He refused to have his eyes bound and looked calmly on while the muskets of the firing party were being loaded. When all was ready, he straightened himself up and looked steadily at his executioners.
“Spare my face,” he said, “and aim at my heart.”
So died Joachim Murat, in the forty-eighth year of his life, and he met his end with a fearlessness and dignity which shone the brighter for the squalid surroundings in which he displayed them.
There is a story still current in the Penisola that, after his death, his head was cut off, by Ferdinand’s order, and carried to Naples, in order that the “Butcher King” might be sure that his gallant enemy was no more.
One would have imagined that the gruesome proof would have satisfied him and, having seen it, he would have been content to bury it decently. But the report goes on to say that nothing would induce him to part with it afterwards and that he kept it in a specially constructed case, under lock and key, by the side of his bed. Here, whenever his crazy panics seized him, he could open the box and finger the head and reassure himself again.
And all this happened, not in the time of Caligula or Tiberius, but three years before the birth of Queen Victoria.
CHAPTER XVII ITALIAN SEAS
Our Moods and the Seas—Memories in Landscapes—The Healing of the Sea—A Vision in the Bay of Naples—Marion Crawford’s Yacht Expected—The Family Together at Leghorn—Lady Paget—A Bathing Scene—Hugh Fraser—“Spannocchi” for Dinner—The Avenging Boatman—Livorno, an Anomaly—Sunset on the Mare Ligure—Bay of Spezia, a Splurge of Colour and Light—A Hail Storm in Venice—The Joy of a Gondola—Moods of Venice—A Giorgione Beauty—The Nurseries of Venice—Her Shops—Saints and Heresies of the Thirteenth Century.

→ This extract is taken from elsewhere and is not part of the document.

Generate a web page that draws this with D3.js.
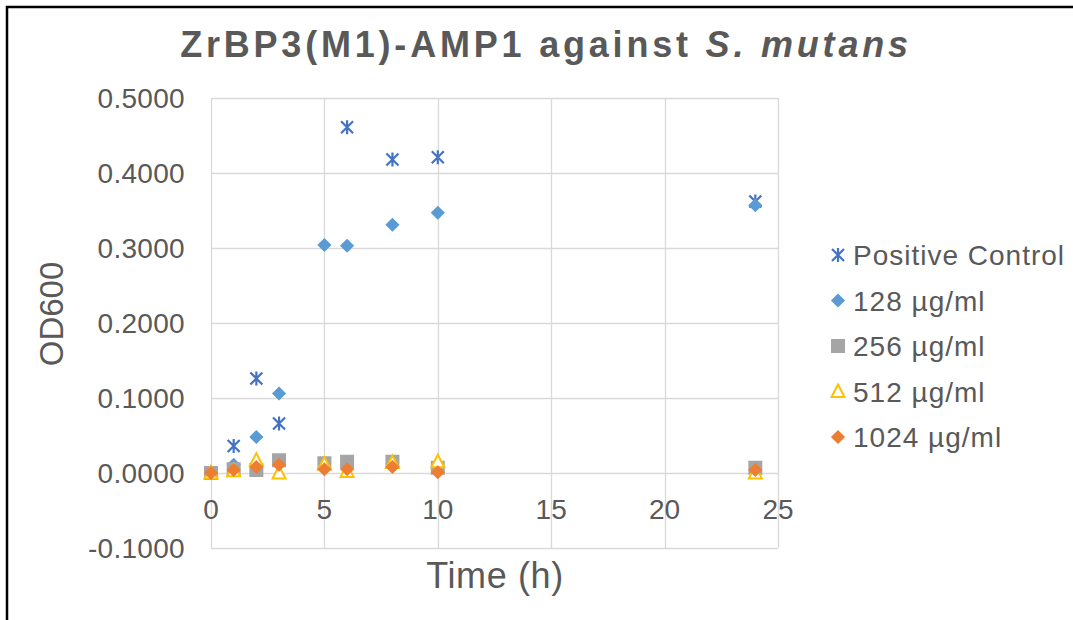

Let us come back to happier themes! Many and enchanting books have been written about Italian cities and Italian country, but none about our Italian seas. People who look at the map may think this a limited subject; there is the Mediterranean and there is the Adriatic, what more can be said? Amici miei, to a sea-lover there are as many seas as ports; the dear salt water and the sunrise and the sunset know it, and have a separate caress for each. They make—or fit into—the thousand moods of mind that colour a pilgrim’s life, and the pictures of them in my gallery of remembrance are clearer than any of my landscapes and more helpful—because they never hurt. The landscapes, all except the loveliest ones where the spirit poised for one longing instant—like a bird on the topmast of a ship and, like the bird, was given no more than time to take breath and wing away again—are mostly inhabited. Here your friend quarrelled with you; there your true love kissed you and betrayed; further on your child was sick and every aspect of the most beautiful scenery in the world brings back only the poignant watches when a flush of colour in the little face sent you crazy with joy and something wrong again with the little pulse froze your heart with fear. On land we cannot get away from ourselves and others; earth is greedily dominant, monstrously exacting. But the sea repudiates all individual ties. You must be empty of yourself or it will not speak to you at all. Its laws are not our laws, and the first thing it does, if you are docile to its magic, is to wash out your personality, and, oh, how glad some of us are—or would be—if we only could utterly forget that irritant, insistent factor of existence!